[Requirement] Set down, exactly as written, the lines from the top of the data to the line that holds "plt.rcParams['font.family'] = ['Liberation", and omit the pictures.

[Material supplied]

──────

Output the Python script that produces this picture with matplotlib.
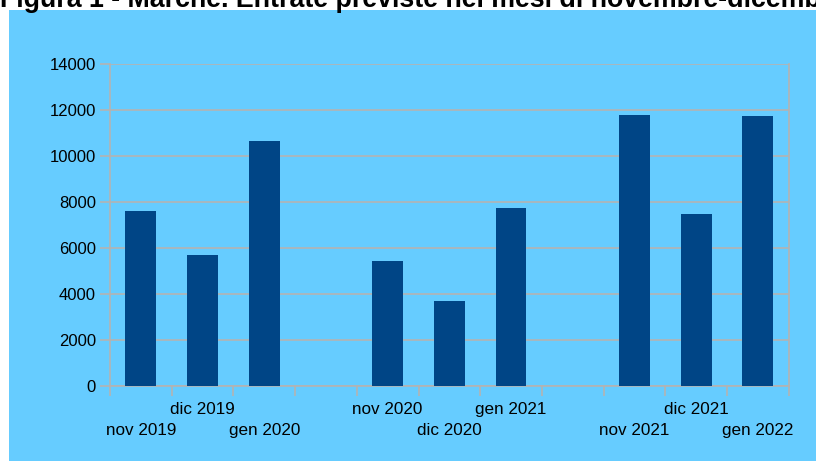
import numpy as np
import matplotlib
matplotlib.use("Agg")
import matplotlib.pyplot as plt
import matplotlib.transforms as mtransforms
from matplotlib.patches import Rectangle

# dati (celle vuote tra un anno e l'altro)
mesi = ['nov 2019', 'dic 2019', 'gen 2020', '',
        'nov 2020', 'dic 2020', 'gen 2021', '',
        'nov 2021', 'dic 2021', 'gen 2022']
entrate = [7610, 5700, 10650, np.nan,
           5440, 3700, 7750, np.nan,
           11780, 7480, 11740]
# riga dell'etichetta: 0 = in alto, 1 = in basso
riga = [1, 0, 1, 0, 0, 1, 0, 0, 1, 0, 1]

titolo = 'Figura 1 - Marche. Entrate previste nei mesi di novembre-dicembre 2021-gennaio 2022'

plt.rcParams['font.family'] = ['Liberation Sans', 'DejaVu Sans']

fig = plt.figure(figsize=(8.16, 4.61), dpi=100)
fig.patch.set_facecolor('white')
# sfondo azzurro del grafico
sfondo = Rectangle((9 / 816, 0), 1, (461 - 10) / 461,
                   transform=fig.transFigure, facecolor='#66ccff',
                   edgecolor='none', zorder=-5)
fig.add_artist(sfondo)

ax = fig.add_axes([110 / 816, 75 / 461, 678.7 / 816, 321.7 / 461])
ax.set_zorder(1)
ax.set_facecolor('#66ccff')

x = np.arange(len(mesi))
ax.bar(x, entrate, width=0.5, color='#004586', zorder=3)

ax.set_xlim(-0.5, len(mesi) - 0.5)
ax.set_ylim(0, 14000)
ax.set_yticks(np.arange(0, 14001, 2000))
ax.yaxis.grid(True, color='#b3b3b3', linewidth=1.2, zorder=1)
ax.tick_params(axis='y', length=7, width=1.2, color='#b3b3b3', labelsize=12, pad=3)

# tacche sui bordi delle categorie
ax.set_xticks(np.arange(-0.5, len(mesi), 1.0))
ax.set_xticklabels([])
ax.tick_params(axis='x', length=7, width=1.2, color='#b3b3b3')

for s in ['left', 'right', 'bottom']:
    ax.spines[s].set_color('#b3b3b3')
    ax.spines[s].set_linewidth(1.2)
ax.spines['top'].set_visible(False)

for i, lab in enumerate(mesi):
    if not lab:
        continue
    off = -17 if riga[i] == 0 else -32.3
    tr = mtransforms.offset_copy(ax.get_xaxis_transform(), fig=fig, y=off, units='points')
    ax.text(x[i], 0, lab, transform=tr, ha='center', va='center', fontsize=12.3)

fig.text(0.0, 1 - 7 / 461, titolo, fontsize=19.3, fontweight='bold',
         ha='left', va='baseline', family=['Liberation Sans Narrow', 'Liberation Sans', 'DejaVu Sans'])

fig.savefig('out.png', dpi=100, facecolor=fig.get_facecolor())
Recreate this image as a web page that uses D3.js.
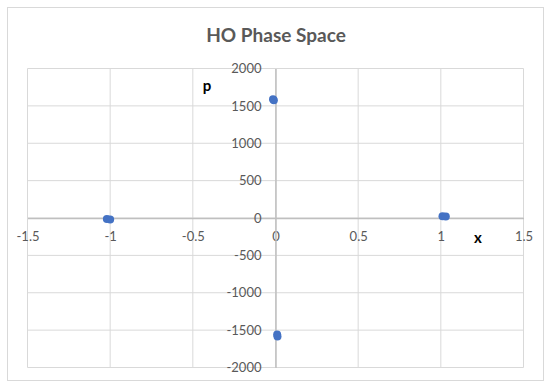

──────

[Response to the exercise]
Output the Python script that produces this picture with matplotlib.
import numpy as np
import matplotlib
matplotlib.use("Agg")
import matplotlib.pyplot as plt
import matplotlib.transforms as mtransforms
from matplotlib.patches import Rectangle

# dati (celle vuote tra un anno e l'altro)
mesi = ['nov 2019', 'dic 2019', 'gen 2020', '',
        'nov 2020', 'dic 2020', 'gen 2021', '',
        'nov 2021', 'dic 2021', 'gen 2022']
entrate = [7610, 5700, 10650, np.nan,
           5440, 3700, 7750, np.nan,
           11780, 7480, 11740]
# riga dell'etichetta: 0 = in alto, 1 = in basso
riga = [1, 0, 1, 0, 0, 1, 0, 0, 1, 0, 1]

titolo = 'Figura 1 - Marche. Entrate previste nei mesi di novembre-dicembre 2021-gennaio 2022'

plt.rcParams['font.family'] = ['Liberation Sans', 'DejaVu Sans']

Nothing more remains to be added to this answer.